**Written exercise**
All of the data should be repeated exactly; pictures are not part of the copy.

**Stored data**
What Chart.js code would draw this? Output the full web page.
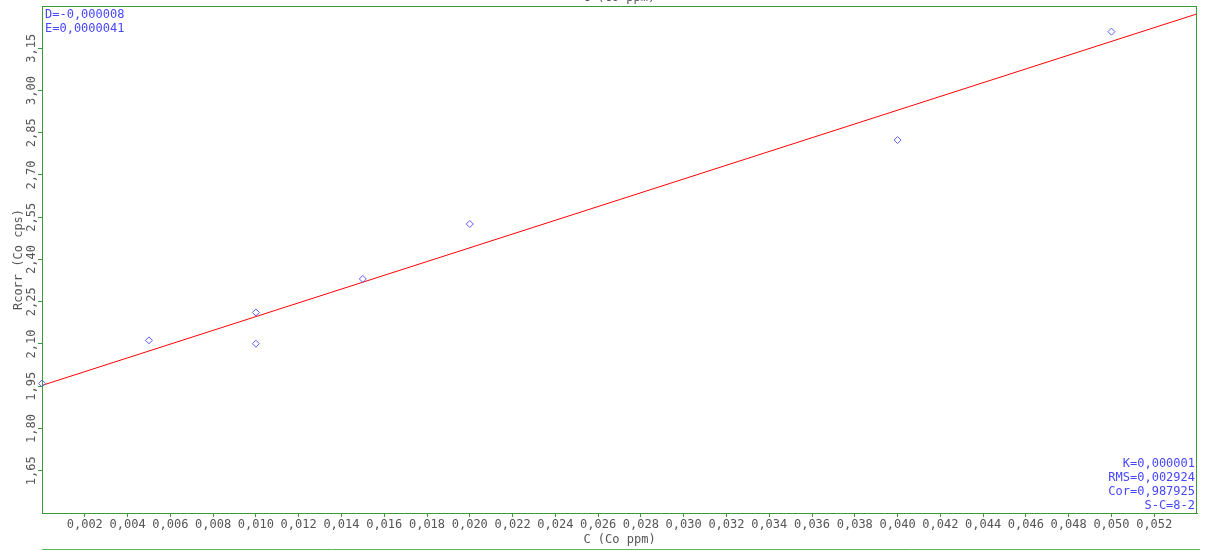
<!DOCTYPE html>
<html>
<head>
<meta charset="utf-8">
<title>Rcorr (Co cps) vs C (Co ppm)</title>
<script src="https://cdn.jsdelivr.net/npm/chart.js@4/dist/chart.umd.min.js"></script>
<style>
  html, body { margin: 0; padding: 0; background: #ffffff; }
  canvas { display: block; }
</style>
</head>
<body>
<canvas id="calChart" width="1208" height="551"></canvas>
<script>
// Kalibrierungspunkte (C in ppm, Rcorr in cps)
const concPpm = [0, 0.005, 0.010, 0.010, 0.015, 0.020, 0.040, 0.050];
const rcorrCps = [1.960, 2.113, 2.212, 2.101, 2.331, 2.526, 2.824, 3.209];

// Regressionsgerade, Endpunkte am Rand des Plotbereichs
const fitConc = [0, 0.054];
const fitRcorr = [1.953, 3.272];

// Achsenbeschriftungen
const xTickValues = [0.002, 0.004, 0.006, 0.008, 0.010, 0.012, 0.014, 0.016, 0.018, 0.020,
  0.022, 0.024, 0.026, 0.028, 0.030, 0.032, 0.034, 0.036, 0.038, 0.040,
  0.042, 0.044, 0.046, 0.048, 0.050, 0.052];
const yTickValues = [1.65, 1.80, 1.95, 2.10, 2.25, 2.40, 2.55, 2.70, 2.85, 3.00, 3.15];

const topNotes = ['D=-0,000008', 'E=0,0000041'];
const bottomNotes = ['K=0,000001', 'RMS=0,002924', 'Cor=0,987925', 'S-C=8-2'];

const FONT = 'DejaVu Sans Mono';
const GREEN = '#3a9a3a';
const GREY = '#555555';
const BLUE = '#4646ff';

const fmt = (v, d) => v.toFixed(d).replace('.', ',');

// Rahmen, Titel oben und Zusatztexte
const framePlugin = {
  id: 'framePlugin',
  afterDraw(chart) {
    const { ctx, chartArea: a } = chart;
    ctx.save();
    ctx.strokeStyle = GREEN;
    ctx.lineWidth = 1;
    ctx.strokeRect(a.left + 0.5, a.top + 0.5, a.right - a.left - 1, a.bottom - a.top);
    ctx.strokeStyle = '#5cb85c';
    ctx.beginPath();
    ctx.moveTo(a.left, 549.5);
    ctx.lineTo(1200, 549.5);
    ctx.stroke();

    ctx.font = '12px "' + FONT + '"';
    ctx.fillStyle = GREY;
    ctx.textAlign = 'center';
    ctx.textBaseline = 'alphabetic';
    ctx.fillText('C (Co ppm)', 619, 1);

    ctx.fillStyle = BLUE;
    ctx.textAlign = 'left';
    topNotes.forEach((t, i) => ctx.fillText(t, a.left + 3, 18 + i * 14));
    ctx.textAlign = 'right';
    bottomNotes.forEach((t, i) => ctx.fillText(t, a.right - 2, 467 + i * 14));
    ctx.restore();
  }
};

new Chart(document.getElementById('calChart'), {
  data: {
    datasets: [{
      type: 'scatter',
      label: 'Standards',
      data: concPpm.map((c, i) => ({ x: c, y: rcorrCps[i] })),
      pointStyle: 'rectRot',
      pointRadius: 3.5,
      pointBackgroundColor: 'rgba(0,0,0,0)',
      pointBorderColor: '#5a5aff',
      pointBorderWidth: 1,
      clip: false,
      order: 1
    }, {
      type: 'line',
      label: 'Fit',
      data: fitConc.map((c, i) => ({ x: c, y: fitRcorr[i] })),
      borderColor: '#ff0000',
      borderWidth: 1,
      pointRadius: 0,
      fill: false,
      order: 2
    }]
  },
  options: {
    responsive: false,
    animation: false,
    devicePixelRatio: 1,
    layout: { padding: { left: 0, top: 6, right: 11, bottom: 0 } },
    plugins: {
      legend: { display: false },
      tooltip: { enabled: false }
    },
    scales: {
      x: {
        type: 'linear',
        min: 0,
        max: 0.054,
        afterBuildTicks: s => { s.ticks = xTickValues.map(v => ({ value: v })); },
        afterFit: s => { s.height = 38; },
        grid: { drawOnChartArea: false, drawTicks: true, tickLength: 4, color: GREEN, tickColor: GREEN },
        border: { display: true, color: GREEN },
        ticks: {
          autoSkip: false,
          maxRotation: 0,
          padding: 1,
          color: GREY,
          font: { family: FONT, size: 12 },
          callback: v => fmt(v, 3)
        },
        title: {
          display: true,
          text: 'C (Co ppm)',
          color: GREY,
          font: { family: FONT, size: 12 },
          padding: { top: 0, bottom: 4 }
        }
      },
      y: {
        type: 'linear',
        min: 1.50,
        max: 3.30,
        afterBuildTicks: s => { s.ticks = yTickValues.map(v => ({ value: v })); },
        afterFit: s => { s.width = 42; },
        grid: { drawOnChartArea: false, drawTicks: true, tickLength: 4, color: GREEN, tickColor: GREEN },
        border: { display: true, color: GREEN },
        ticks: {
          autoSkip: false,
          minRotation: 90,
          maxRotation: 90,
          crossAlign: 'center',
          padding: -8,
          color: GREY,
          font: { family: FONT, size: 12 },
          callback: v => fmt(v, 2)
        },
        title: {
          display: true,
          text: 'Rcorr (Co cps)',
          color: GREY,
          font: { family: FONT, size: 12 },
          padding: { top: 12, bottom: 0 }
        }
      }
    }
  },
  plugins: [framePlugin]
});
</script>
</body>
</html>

**Written answer**
What Chart.js code would draw this? Output the full web page.
<!DOCTYPE html>
<html>
<head>
<meta charset="utf-8">
<title>Rcorr (Co cps) vs C (Co ppm)</title>
<script src="https://cdn.jsdelivr.net/npm/chart.js@4/dist/chart.umd.min.js"></script>
<style>
  html, body { margin: 0; padding: 0; background: #ffffff; }
  canvas { display: block; }
</style>
</head>
<body>
<canvas id="calChart" width="1208" height="551"></canvas>
<script>
// Kalibrierungspunkte (C in ppm, Rcorr in cps)
const concPpm = [0, 0.005, 0.010, 0.010, 0.015, 0.020, 0.040, 0.050];
const rcorrCps = [1.960, 2.113, 2.212, 2.101, 2.331, 2.526, 2.824, 3.209];

// Regressionsgerade, Endpunkte am Rand des Plotbereichs
const fitConc = [0, 0.054];
const fitRcorr = [1.953, 3.272];

// Achsenbeschriftungen
const xTickValues = [0.002, 0.004, 0.006, 0.008, 0.010, 0.012, 0.014, 0.016, 0.018, 0.020,
  0.022, 0.024, 0.026, 0.028, 0.030, 0.032, 0.034, 0.036, 0.038, 0.040,
  0.042, 0.044, 0.046, 0.048, 0.050, 0.052];
const yTickValues = [1.65, 1.80, 1.95, 2.10, 2.25, 2.40, 2.55, 2.70, 2.85, 3.00, 3.15];

const topNotes = ['D=-0,000008', 'E=0,0000041'];
const bottomNotes = ['K=0,000001', 'RMS=0,002924', 'Cor=0,987925', 'S-C=8-2'];

const FONT = 'DejaVu Sans Mono';
const GREEN = '#3a9a3a';
const GREY = '#555555';
const BLUE = '#4646ff';

const fmt = (v, d) => v.toFixed(d).replace('.', ',');

// Rahmen, Titel oben und Zusatztexte
const framePlugin = {
  id: 'framePlugin',
  afterDraw(chart) {
    const { ctx, chartArea: a } = chart;
    ctx.save();
    ctx.strokeStyle = GREEN;
    ctx.lineWidth = 1;
    ctx.strokeRect(a.left + 0.5, a.top + 0.5, a.right - a.left - 1, a.bottom - a.top);
    ctx.strokeStyle = '#5cb85c';
    ctx.beginPath();
    ctx.moveTo(a.left, 549.5);
    ctx.lineTo(1200, 549.5);
    ctx.stroke();

    ctx.font = '12px "' + FONT + '"';
    ctx.fillStyle = GREY;
    ctx.textAlign = 'center';
    ctx.textBaseline = 'alphabetic';
    ctx.fillText('C (Co ppm)', 619, 1);

    ctx.fillStyle = BLUE;
    ctx.textAlign = 'left';
    topNotes.forEach((t, i) => ctx.fillText(t, a.left + 3, 18 + i * 14));
    ctx.textAlign = 'right';
    bottomNotes.forEach((t, i) => ctx.fillText(t, a.right - 2, 467 + i * 14));
    ctx.restore();
  }
};

new Chart(document.getElementById('calChart'), {
  data: {
    datasets: [{
      type: 'scatter',
      label: 'Standards',
      data: concPpm.map((c, i) => ({ x: c, y: rcorrCps[i] })),
      pointStyle: 'rectRot',
      pointRadius: 3.5,
      pointBackgroundColor: 'rgba(0,0,0,0)',
      pointBorderColor: '#5a5aff',
      pointBorderWidth: 1,
      clip: false,
      order: 1
    }, {
      type: 'line',
      label: 'Fit',
      data: fitConc.map((c, i) => ({ x: c, y: fitRcorr[i] })),
      borderColor: '#ff0000',
      borderWidth: 1,
      pointRadius: 0,
      fill: false,
      order: 2
    }]
  },
  options: {
    responsive: false,
    animation: false,
    devicePixelRatio: 1,
    layout: { padding: { left: 0, top: 6, right: 11, bottom: 0 } },
    plugins: {
      legend: { display: false },
      tooltip: { enabled: false }
    },
    scales: {
      x: {
        type: 'linear',
        min: 0,
        max: 0.054,
        afterBuildTicks: s => { s.ticks = xTickValues.map(v => ({ value: v })); },
        afterFit: s => { s.height = 38; },
        grid: { drawOnChartArea: false, drawTicks: true, tickLength: 4, color: GREEN, tickColor: GREEN },
        border: { display: true, color: GREEN },
        ticks: {
          autoSkip: false,
          maxRotation: 0,
          padding: 1,
          color: GREY,
          font: { family: FONT, size: 12 },
          callback: v => fmt(v, 3)
        },
        title: {
          display: true,
          text: 'C (Co ppm)',
          color: GREY,
          font: { family: FONT, size: 12 },
          padding: { top: 0, bottom: 4 }
        }
      },
      y: {
        type: 'linear',
        min: 1.50,
        max: 3.30,
        afterBuildTicks: s => { s.ticks = yTickValues.map(v => ({ value: v })); },
        afterFit: s => { s.width = 42; },
        grid: { drawOnChartArea: false, drawTicks: true, tickLength: 4, color: GREEN, tickColor: GREEN },
        border: { display: true, color: GREEN },
        ticks: {
          autoSkip: false,
          minRotation: 90,
          maxRotation: 90,
          crossAlign: 'center',
          padding: -8,
          color: GREY,
          font: { family: FONT, size: 12 },
          callback: v => fmt(v, 2)
        },
        title: {
          display: true,
          text: 'Rcorr (Co cps)',
          color: GREY,
          font: { family: FONT, size: 12 },
          padding: { top: 12, bottom: 0 }
        }
      }
    }
  },
  plugins: [framePlugin]
});
</script>
</body>
</html>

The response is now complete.